Порыв этот, повторяю, очень искренний, очень благородный, и в отдаленном результате приносит человечеству огромную пользу, всемерно развивая его воображение и ориентацию. Не в том, может быть, направлении, как учителю хотелось бы, но без этих светлых умов и подвижников жизнь стала бы окончательно неинтересной. Дело это, однако, такое горячее, такое необъятное, надо ведь всякую мелочь подстроить в общую перспективу — от дошкольного образования и медицины до диеты и философии, — что гуру этот целиком погружается в работу и, при всех оговорках и предупреждениях, забывает предупредить самого себя. А средства его рано или поздно начинают довлеть, и когда он доберется до полной панорамы — такие люди, как правило, успевают, потому что высшее горение прибавляет им много сил, даже тем, кто страдает каким-либо физическим недугом, — так вот, панорама эта, как бы уже полностью объясняющая мир, на девять десятых — чистый вымысел. Оно бы и ничего, так как процент вполне здравый, безопасный, но как представишь себе, сколько времени и драгоценной энергии уходит у учеников и неофитов на освоение новой теории во всем ее объеме и сколь неизбежным приходит спустя некоторый срок разочарование, так непременно задумаешься: а нет ли какого другого пути сохранить ту первоначальную жемчужину, тот малый миллиметр истины, не распыляя его в бесчисленных практических проектах?

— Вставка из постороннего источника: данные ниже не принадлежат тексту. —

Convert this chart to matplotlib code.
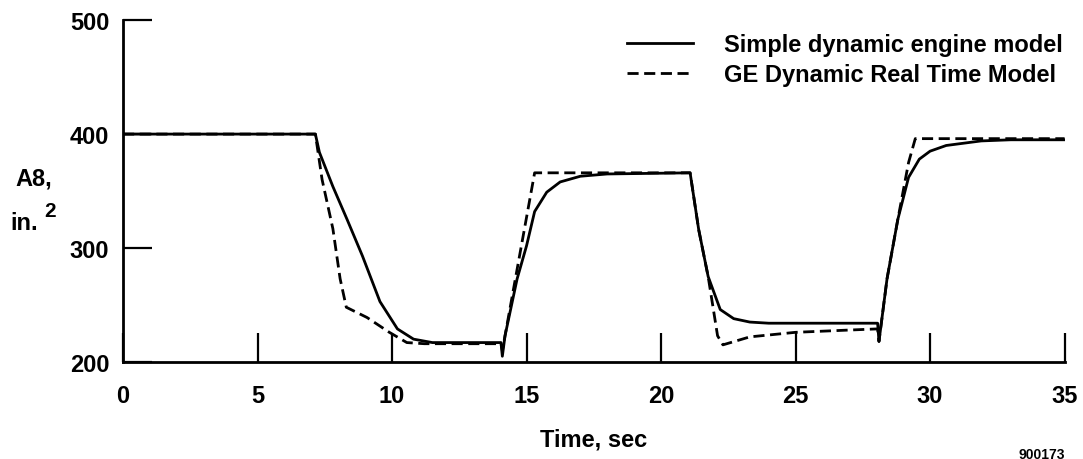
import matplotlib
matplotlib.use("Agg")
import matplotlib.pyplot as plt

plt.rcParams["font.family"] = ["Liberation Sans", "DejaVu Sans"]
plt.rcParams["font.weight"] = "bold"

# time (s) and A8 (in.^2)
t_simple = [0, 7.15, 7.3, 7.8, 8.33, 8.9, 9.55, 10.2, 10.8, 11.5, 14.05, 14.1, 14.2, 14.65,
            15.0, 15.3, 15.75, 16.25, 17.0, 18.0, 21.08, 21.4, 21.75, 22.2, 22.7, 23.3, 24.0,
            28.05, 28.1, 28.4, 28.8, 29.2, 29.6, 30.0, 30.6, 31.9, 33.0, 35.0]
a8_simple = [400, 400, 384, 354, 325, 293, 253, 229, 220, 217, 217, 205, 223, 273,
             302, 332, 349, 358, 363, 365, 366, 316, 275, 246, 238, 235, 234,
             234, 218, 273, 325, 362, 378, 385, 390, 394, 395, 395]

t_ge = [0, 7.15, 7.4, 7.8, 8.07, 8.3, 9.07, 9.9, 10.55, 11.2, 14.05, 14.1, 15.3, 21.08,
        21.4, 21.75, 22.1, 22.3, 23.3, 25.0, 27.0, 28.05, 28.1, 28.4, 28.8, 29.2, 29.45, 35.0]
a8_ge = [400, 400, 360, 317, 273, 248, 239, 226, 217, 216, 216, 210, 366, 366,
         316, 275, 223, 215, 222, 226, 228, 229, 218, 273, 325, 375, 396, 396]

xticks = [0, 5, 10, 15, 20, 25, 30, 35]
yticks = [200, 300, 400, 500]

fig = plt.figure(figsize=(10.83, 4.6), dpi=100)
ax = fig.add_axes([0.1136, 0.211, 0.8694, 0.743])

ax.plot(t_simple, a8_simple, color="black", lw=2.0, label="Simple dynamic engine model")
ax.plot(t_ge, a8_ge, color="black", lw=2.0, ls=(0, (4, 2)), label="GE Dynamic Real Time Model")

ax.set_xlim(0, 35); ax.set_ylim(200, 500)
ax.set_xticks(xticks); ax.set_yticks(yticks)
ax.tick_params(axis="both", direction="in", length=21, width=1.6, labelsize=17)
ax.tick_params(axis="x", pad=16)
ax.tick_params(axis="y", pad=10)
for lbl in ax.get_xticklabels() + ax.get_yticklabels():
    lbl.set_fontweight("bold")
ax.spines[["top", "right"]].set_visible(False)
for s in ["left", "bottom"]:
    ax.spines[s].set_linewidth(2.0)

ax.set_xlabel("Time, sec", fontsize=17, fontweight="bold", labelpad=15)

# y label written as two lines with a raised "2"
fig.text(0.031, 0.611, "A8,", fontsize=17, fontweight="bold", ha="center", va="center")
fig.text(0.022, 0.515, "in.", fontsize=17, fontweight="bold", ha="center", va="center")
fig.text(0.046, 0.541, "2", fontsize=15, fontweight="bold", ha="center", va="center")

ax.legend(loc="upper right", bbox_to_anchor=(1.008, 0.99), frameon=False,
          prop=dict(size=17, weight="bold"), handlelength=2.8, handletextpad=1.3,
          labelspacing=0.3, borderaxespad=0)

fig.text(0.962, -0.004, "900173", fontsize=10, ha="center", va="bottom")

fig.savefig("out.png", dpi=100)
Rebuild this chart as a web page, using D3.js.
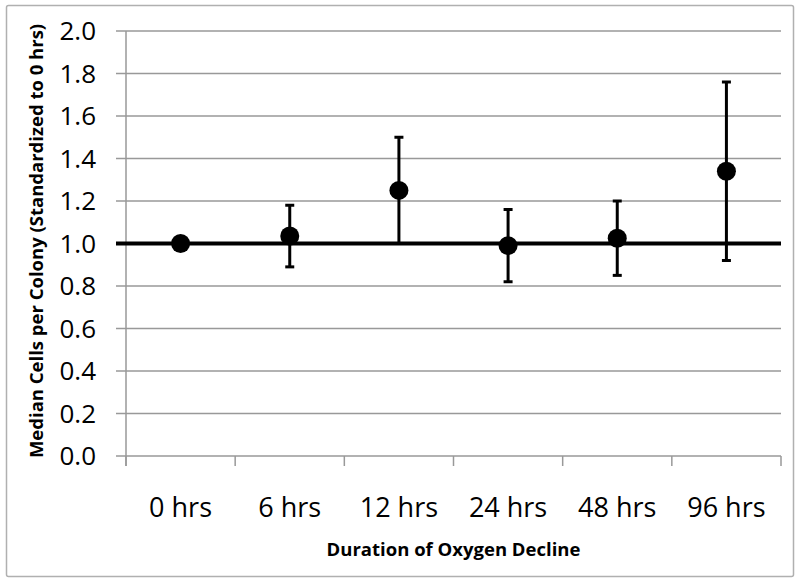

Тут же, конечно, спросишь себя: а что пользы будет человечеству, если он удержит свое открытие при себе и никому его не доверит? Ведь таких людей — по пальцам перечесть. Как же всем остальным миллиардам продвигаться? Не совсем человеческого ума вопрос, и… вероятность весьма туманная, но если бы миллиарды не были так заняты в той или иной степени освоением чужих идей, может, они каждый своим умом дошли бы до чего-то подобного и количество знающих начало бы постепенно возрастать? То есть если именно это является конечной целью и смыслом существования. Но можно и гения понять. В самом деле, это уж чуть не монашеское изуверство какое-то — обрести истину и скрыть ее от ближних. Во всяком случае, совсем не по-людски. Так разнообразные книжечки и появляются, и твоя может оказаться лучше многих других, на что я тебя и ободряю.

— Значит, продолжать?

— Не только продолжать, а со всяческим успехом завершить и получить причитающееся признание.

— А в чем тогда предостережение твое? Как это на тебе отразится?